The $n refers to the nth field.  The /text/ is how we match the lines we want to alter.  In this case, if there is a “gene” in the 3rd column, we print some the $2, $1, $4, and $5 field for the file Homo_sapiens.GRCh37.75.gtf

Let’s make it comma delimited.

We could have added commas in awk.  However, in this case, we show piping the results into sedsed is essentially a search and replace tool replacing the space with ,.  Remember that we are piping into head to just get a preview.  sed is based on regular expressions, another term for complex matching and substitution.  sed generally works as s/find/replace/g.  It becomes quite amazing how complex these can be.  Please go to http://regex101.com to learn about how to make complex matches.
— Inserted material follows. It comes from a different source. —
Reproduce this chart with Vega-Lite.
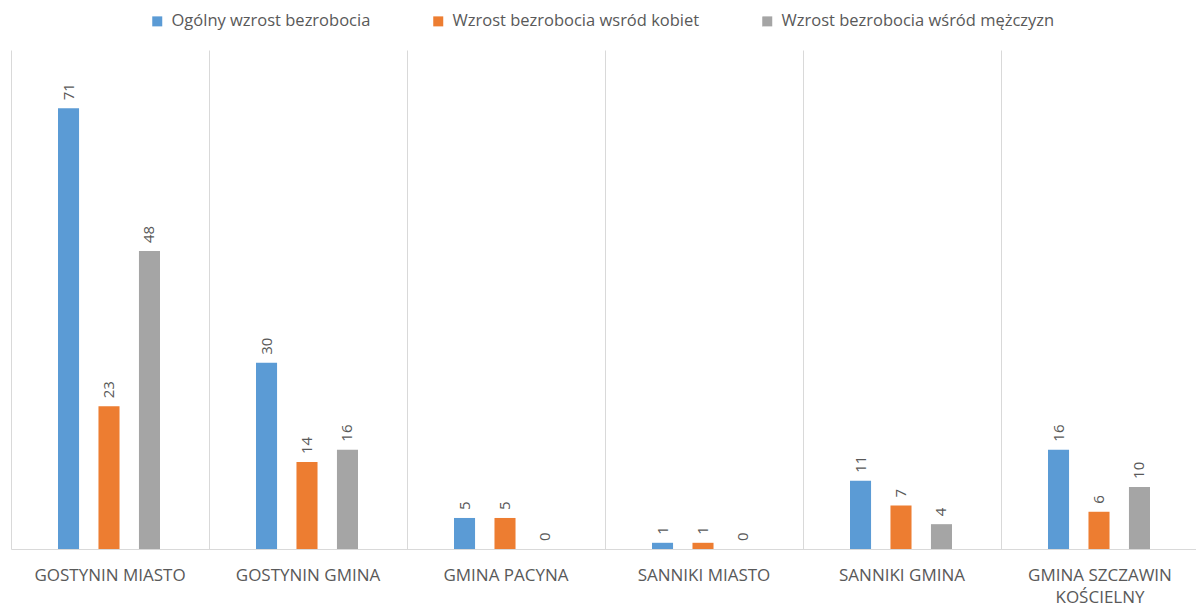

awk '$3 ~ /gene/ { print $2,$1,$4,$5}' Homo_sapiens.GRCh37.75.gtf | head | sed 's/ /,/g' 

Redirecting into a file

We actually haven’t written any files yet.  We are essentially running programs and then piping to head which prints only the first 5 lines or so.  This provides us with a preview of what the multiple commands together are doing.  This time lets actually put the information into a file by using the redirect or > into the file gene_dist.csv

awk '$3 ~ /gene/ { print $2,$1,$4,$5}' Homo_sapiens.GRCh37.75.gtf | sed 's/ /,/g' > gene_dist.csv

Give it a first-line header line

For later steps, we really need a first line that tells us what our columns are. By convention, csv files have headers. We have decided to use sed for that as it also allows us to insert lines.  Now, to be clear – I didn’t remember that at first, but upon googling, I found out how to do that functionality of sed. That is an important aspect that one does not need to remember every feature of every command.

sed -e "1ifeature,chr,start,end" gene_dist.csv > gene_dist_head.csv

To get started we will go back to our directory.

ls -l

Ouput:

We see our previous files, their permissions, and their size.

Finally, let’s look at our new file using the less function.

less gene_dist_head.csv

Output:

We can see a header at the top, followed by the data we were looking for!